Look, I get that they can't induct all the great classic rockers in one year. If they did, what would keep the Rock Hall in the news? What would we have to be pissed off about every year? But when groundbreaking rock artists like Deep Purple are passed over for Public Enemy and Beastie Boys, it just shows how out of touch these "experts" are with the essense of rock.
As writer Max Read put it in Gawker under the title, "The Rock and Roll Hall of Fame Is So Goddamn Embarrassing," a few years ago:
The Rock and Roll Hall of Fame still thinks it's cool. This is why it's so embarrassing. You can tell it still believes in its own coolness because it inducts rappers: rap is not rock and roll, and a good, uncool, establishment museum would stick to its charter. But the Rock and Roll Hall of Fame wants to be cool. It tries to be cool. It knows that rap is cool, and so it pretends that Run-D.M.C. and the Beastie Boys makes rock music.

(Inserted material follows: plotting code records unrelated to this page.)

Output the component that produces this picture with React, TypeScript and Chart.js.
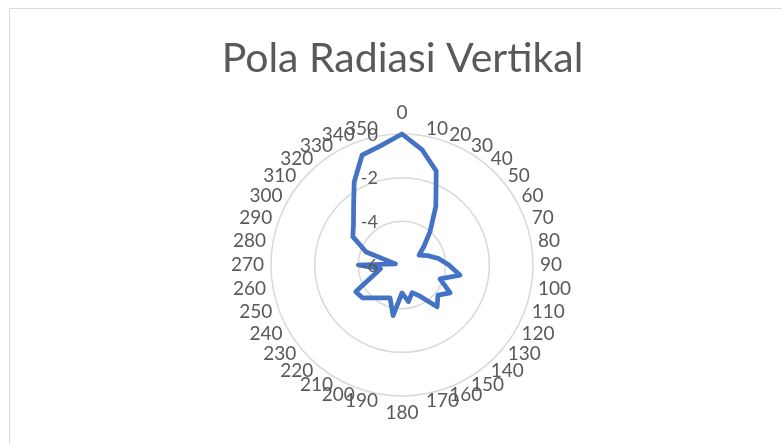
import React, { useEffect, useRef } from "react";
import { Chart, registerables } from "chart.js";

Chart.register(...registerables);

const chartTitle = "Pola Radiasi Vertikal";

const angleLabels = [
  "0", "10", "20", "30", "40", "50", "60", "70", "80", "90",
  "100", "110", "120", "130", "140", "150", "160", "170", "180",
  "190", "200", "210", "220", "230", "240", "250", "260", "270",
  "280", "290", "300", "310", "320", "330", "340", "350",
];

const gainDb = [
  0, -0.65, -1.42, -2.9, -4.0, -4.7, -5.1, -4.75, -4.3, -3.85,
  -3.3, -4.15, -3.45, -3.85, -3.5, -4.35, -4.65, -4.3, -4.72,
  -3.65, -4.4, -4.26, -4.03, -3.65, -3.55, -4.6, -5.0, -4.0,
  -5.7, -4.25, -3.4, -3.1, -2.55, -1.62, -0.65, -0.45,
];

const radialMin = -6;
const radialMax = 0;
const radialStep = 2;

const textColor = "#595959";
const lineColor = "#4472C4";
const gridColor = "#d9d9d9";

export default function App() {
  const ref = useRef<HTMLCanvasElement>(null);

  useEffect(() => {
    if (!ref.current) return;

    // Excel-style labels: radial tick labels to the left of the axis,
    // category labels anchored at their edge and vertically centred.
    const excelLabels = {
      id: "excelLabels",
      afterDatasetsDraw(chart: any) {
        const s = chart.scales.r;
        const ctx = chart.ctx;
        ctx.save();
        ctx.fillStyle = textColor;

        ctx.font = "18px Lato";
        ctx.textAlign = "right";
        ctx.textBaseline = "middle";
        s.ticks.forEach((t: any) => {
          const d = s.getDistanceFromCenterForValue(t.value);
          ctx.fillText(t.label, s.xCenter - 24, s.yCenter - d + 1);
        });

        ctx.font = "19px Lato";
        const R = s.drawingArea + 7;
        angleLabels.forEach((lab, i) => {
          const a = s.getIndexAngle(i);
          const sn = Math.sin(a);
          const cs = Math.cos(a);
          let dist = R;
          let baseline: CanvasTextBaseline = "middle";
          if (cs > 0.999) {
            baseline = "bottom";
            dist = R + 5;
          } else if (cs < -0.999) {
            baseline = "top";
            dist = R;
          }
          const p = s.getPointPosition(i, dist);
          ctx.textAlign = Math.abs(sn) < 0.001 ? "center" : sn > 0 ? "left" : "right";
          ctx.textBaseline = baseline;
          ctx.fillText(lab, p.x, p.y);
        });
        ctx.restore();
      },
    };

    const chart = new Chart(ref.current, {
      type: "radar",
      data: {
        labels: angleLabels,
        datasets: [
          {
            data: gainDb,
            borderColor: lineColor,
            backgroundColor: "transparent",
            borderWidth: 4.75,
            pointRadius: 0,
            pointHoverRadius: 0,
            fill: false,
            tension: 0,
            borderJoinStyle: "round",
            borderCapStyle: "round",
          } as any,
        ],
      },
      options: {
        animation: false,
        responsive: false,
        maintainAspectRatio: false,
        layout: { padding: { top: 0, bottom: 63, left: 0, right: 0 } },
        plugins: {
          legend: { display: false },
          tooltip: { enabled: false },
          title: {
            display: true,
            text: chartTitle,
            color: textColor,
            font: { family: "Lato", size: 41, weight: "normal" },
            padding: { top: 25, bottom: 50.8 },
          },
        },
        scales: {
          r: {
            min: radialMin,
            max: radialMax,
            ticks: { stepSize: radialStep, display: false },
            grid: { circular: true, color: gridColor, lineWidth: 1.5 },
            angleLines: { display: false },
            pointLabels: { display: false },
          },
        },
      },
      plugins: [excelLabels],
    });
    return () => chart.destroy();
  }, []);

  return (
    <div
      style={{
        position: "fixed",
        left: 0,
        top: 0,
        width: 782,
        height: 444,
        overflow: "hidden",
        background: "#fff",
      }}
    >
      <div
        style={{
          position: "absolute",
          left: 9,
          top: 8,
          width: 785,
          height: 450,
          border: "1px solid #d9d9d9",
          background: "#fff",
        }}
      >
        <canvas ref={ref} width={785} height={450} style={{ display: "block" }} />
      </div>
    </div>
  );
}
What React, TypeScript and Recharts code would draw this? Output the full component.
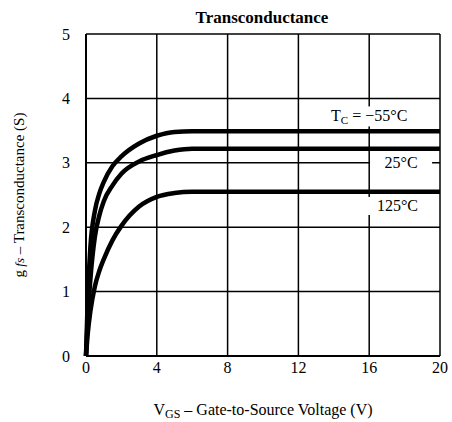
import React from "react";
import {
  LineChart,
  Line,
  XAxis,
  YAxis,
  CartesianGrid,
  ReferenceDot,
} from "recharts";

// V_GS sample points (V)
const VGS = [0, 0.1, 0.25, 0.5, 0.75, 1, 1.5, 2, 3, 4, 5, 6, 8, 12, 16, 20];
// gfs (S) per case temperature
const GFS_M55 = [0, 0.9, 1.7, 2.25, 2.52, 2.7, 2.95, 3.1, 3.3, 3.42, 3.48, 3.49, 3.49, 3.49, 3.49, 3.49];
const GFS_25 = [0, 0.6, 1.2, 1.85, 2.18, 2.4, 2.65, 2.83, 3.02, 3.12, 3.19, 3.22, 3.22, 3.22, 3.22, 3.22];
const GFS_125 = [0, 0.35, 0.7, 1.08, 1.32, 1.5, 1.8, 2.02, 2.32, 2.47, 2.53, 2.55, 2.55, 2.55, 2.55, 2.55];

const X_TICKS = [0, 4, 8, 12, 16, 20];
const Y_TICKS = [0, 1, 2, 3, 4, 5];

const data = VGS.map((v, i) => ({
  vgs: v,
  m55: GFS_M55[i],
  t25: GFS_25[i],
  t125: GFS_125[i],
}));

const FONT = "'Liberation Serif', 'Times New Roman', serif";

// white box behind a curve label, breaks the grid like the datasheet does
function boxLabel(w: number, h: number, content: React.ReactNode) {
  return (props: any) => {
    const { cx, cy } = props;
    return (
      <g>
        <rect x={cx - w / 2} y={cy - h / 2} width={w} height={h} fill="#fff" />
        <text
          x={cx}
          y={cy + 5}
          textAnchor="middle"
          fontFamily={FONT}
          fontSize={16}
          fill="#000"
        >
          {content}
        </text>
      </g>
    );
  };
}

export default function App() {
  return (
    <div style={{ position: "absolute", left: 0, top: 0, background: "#fff" }}>
      <LineChart
        width={452}
        height={422}
        data={data}
        margin={{ top: 34, right: 12, left: 0, bottom: 0 }}
      >
        <text
          x={262}
          y={23}
          textAnchor="middle"
          fontFamily={FONT}
          fontWeight="bold"
          fontSize={17}
          fill="#000"
        >
          Transconductance
        </text>
        <CartesianGrid stroke="#000" strokeWidth={1.5} />
        <XAxis
          dataKey="vgs"
          type="number"
          domain={[0, 20]}
          ticks={X_TICKS}
          height={66}
          tickSize={0}
          tickMargin={6}
          axisLine={{ stroke: "#000", strokeWidth: 2 }}
          tick={{ fill: "#000", fontSize: 16, fontFamily: FONT }}
          label={(p: any) => {
            const vb = p.viewBox;
            return (
              <text
                x={vb.x + vb.width / 2}
                y={415}
                textAnchor="middle"
                fontFamily={FONT}
                fontSize={16}
                fill="#000"
              >
                <tspan>V</tspan>
                <tspan dy={3} fontSize={12}>GS</tspan>
                <tspan dy={-3}> – Gate-to-Source Voltage (V)</tspan>
              </text>
            );
          }}
        />
        <YAxis
          domain={[0, 5]}
          ticks={Y_TICKS}
          width={86}
          tickSize={0}
          tickMargin={16}
          axisLine={{ stroke: "#000", strokeWidth: 2 }}
          tick={{ fill: "#000", fontSize: 16, fontFamily: FONT }}
          label={(p: any) => {
            const vb = p.viewBox;
            const cy = vb.y + vb.height / 2;
            return (
              <text
                x={24}
                y={cy}
                transform={`rotate(-90, 24, ${cy})`}
                textAnchor="middle"
                fontFamily={FONT}
                fontSize={15}
                fill="#000"
              >
                <tspan>g</tspan>
                <tspan fontStyle="italic" fontSize={13}> fs</tspan>
                <tspan> – Transconductance (S)</tspan>
              </text>
            );
          }}
        />
        <ReferenceDot
          x={16}
          y={3.72}
          ifOverflow="visible"
          shape={boxLabel(
            88,
            20,
            <>
              <tspan>T</tspan>
              <tspan dy={3} fontSize={11}>C</tspan>
              <tspan dy={-3}> = −55°C</tspan>
            </>
          )}
        />
        <ReferenceDot
          x={17.8}
          y={3.0}
          ifOverflow="visible"
          shape={boxLabel(62, 20, "25°C")}
        />
        <ReferenceDot
          x={17.6}
          y={2.33}
          ifOverflow="visible"
          shape={boxLabel(62, 18, "125°C")}
        />
        <Line
          dataKey="m55"
          type="monotone"
          stroke="#000"
          strokeWidth={4.5}
          dot={false}
          isAnimationActive={false}
        />
        <Line
          dataKey="t25"
          type="monotone"
          stroke="#000"
          strokeWidth={4.5}
          dot={false}
          isAnimationActive={false}
        />
        <Line
          dataKey="t125"
          type="monotone"
          stroke="#000"
          strokeWidth={4.5}
          dot={false}
          isAnimationActive={false}
        />
      </LineChart>
    </div>
  );
}
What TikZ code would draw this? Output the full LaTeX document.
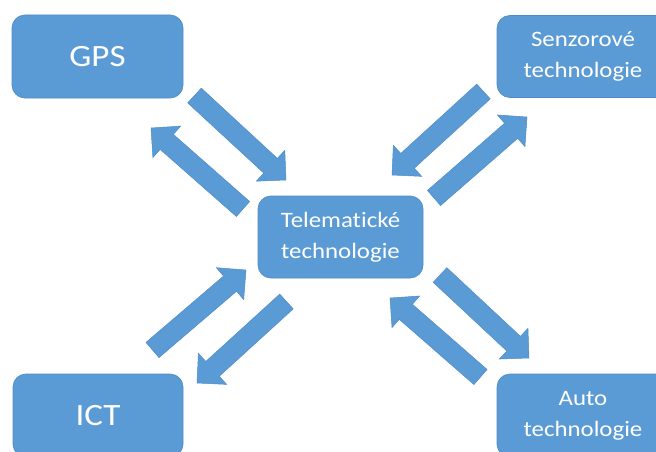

And there you have another connection to Wenner's Rolling Stone magazine. That rag may no longer be what most of us classic rockers like, but it has understandably evolved to remain relevant to the 18-34 market. The problem is that Wenner, co-founder and chairman of the Rock Hall, has tried the same strategy with the museum and in the process has made the very name of the Rock and Roll Hall of Fame a joke.
Who do you think should have been inducted by now?